Because really, this might be his last chance. He might never play this well (or stay this healthy) again, of course, but that's not even really what I mean -- I mean, if we do get rid of Simmons, particularly if we do get Harden or Harden-like support for him, that might already dip into his chances, since the narrative won't be as friendly and a second star's arrival on a team almost always mean the first star is then removed from MVP discussion. Everything is breaking right for him this season, and he has the production to really merit it. I don't know if he's technically been better than Jokic this season -- with him phoning in his defense some nights, his advantage on that side of the ball is not what it once was, and I'm not gonna embrace the unflattering Sixers Twitter move of acting like talking about the many statistical advantages Jokic has over Embiid just makes you a nerd who Doesn't Know Real Hoop or whatever. But I know that MVP isn't going to a guy who already won last year and is barely keeping his team above .500 this year, so I'm not particularly worried there.
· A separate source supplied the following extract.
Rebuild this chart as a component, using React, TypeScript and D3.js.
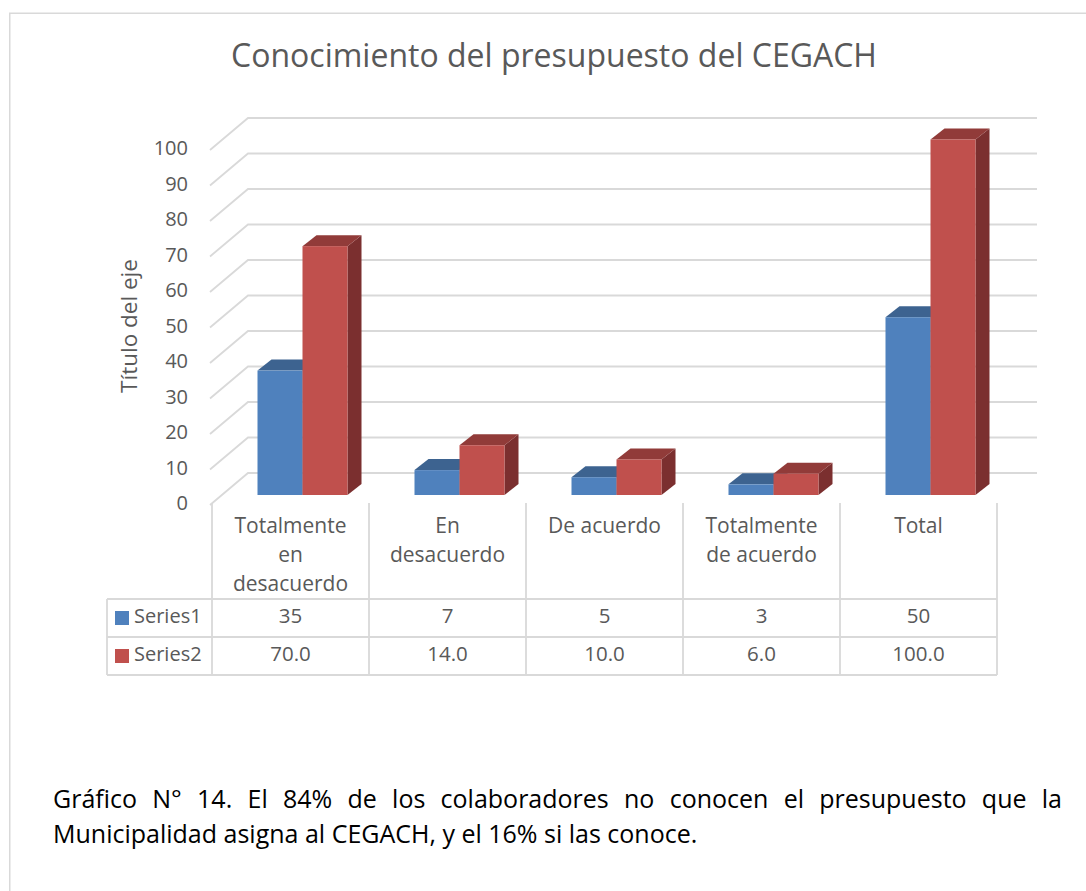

LeBron is the real threat.
And wouldn't you know it? He's coming to town later this week. I don't know what kind of luck the Sixers are going to have against him, especially with Anthony Davis now also in tow, seeing as how our defense can barely handle Herb Jones and Nickeil Alexander-Walker right now. But we gotta show up, at least. Kate Scott was getting on Sixers fans on the broadcast tonight for sounding halfhearted with their "M! V! P!" chants for Embiid against New Orleans, and she was right to do so -- yes the game was annoying, yes our guys mostly sucked, but there are no blah Sixers games right now with JoJo playing like this, there is only history unfolding before us. And if we want other folks to hop on the Joel-for-MVP bandwagon, we gotta say it first and we gotta say it loudest. He deserves it. We deserve it. And in a season with no playoff expectations, letting the MVP slip out of Joel's hands would be the only way the season could still be a failure.